Use the scheduling page or call. Give me your property address. It takes about 30 seconds to confirm whether your location is in the service area and what the pricing looks like.

Step 2: Describe What's Going On

Tell me what you need inspected and why — musty smell, health concerns, buying a property, planning renovation. This helps me schedule the right amount of time and bring the right equipment. A "something smells weird in the closet" inspection is different from a "buying a 1960s farmhouse on 20 acres" inspection.

Step 3: Get a Straight Answer

I'll confirm service availability, pricing, and scheduling options. If your location would trigger additional travel considerations, I'll tell you exactly what that means in dollars before either of us commits to anything.
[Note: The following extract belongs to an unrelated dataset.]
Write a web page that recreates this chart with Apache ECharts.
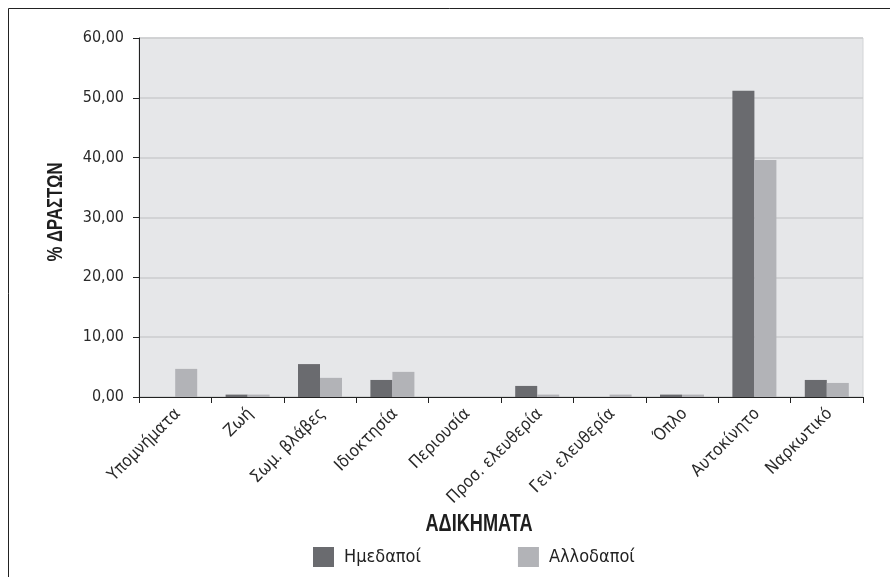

No ambiguity, no "we'll figure it out when we get there."

Common Questions

"I'm in [very small community]. Do you really come out here?"

If you're within reasonable driving distance of OKC — and "reasonable" in Oklahoma terms is probably more generous than you'd expect — yes. I serve Oklahoma communities, not just the cities big enough to have their own Wikipedia page.

"Will I pay extra because I'm not in the city?"

For most central Oklahoma locations, no. The trip fee article breaks down exactly how distance-based pricing works. For the vast majority of locations I serve, travel is built into the standard inspection price.

"Can you do multiple properties in my area the same day?"

If you know of neighbors, friends, or community members who also need inspection, absolutely let me know. Same-day scheduling in the same area is efficient for everyone — and if your whole country road is wondering about that smell, addressing it together saves everyone time.

"Why don't you just say you serve all of Oklahoma?"

Because that would be marketing, and I try to be specific about what I actually offer. I serve a large area. But claiming I serve Boise City (6+ hours from OKC) the same way I serve Edmond would be dishonest. If you're in the panhandle, I'm probably not the right inspector — and I'd rather tell you that than take your money and deliver less-than-ideal service because I'm exhausted from a twelve-hour round trip.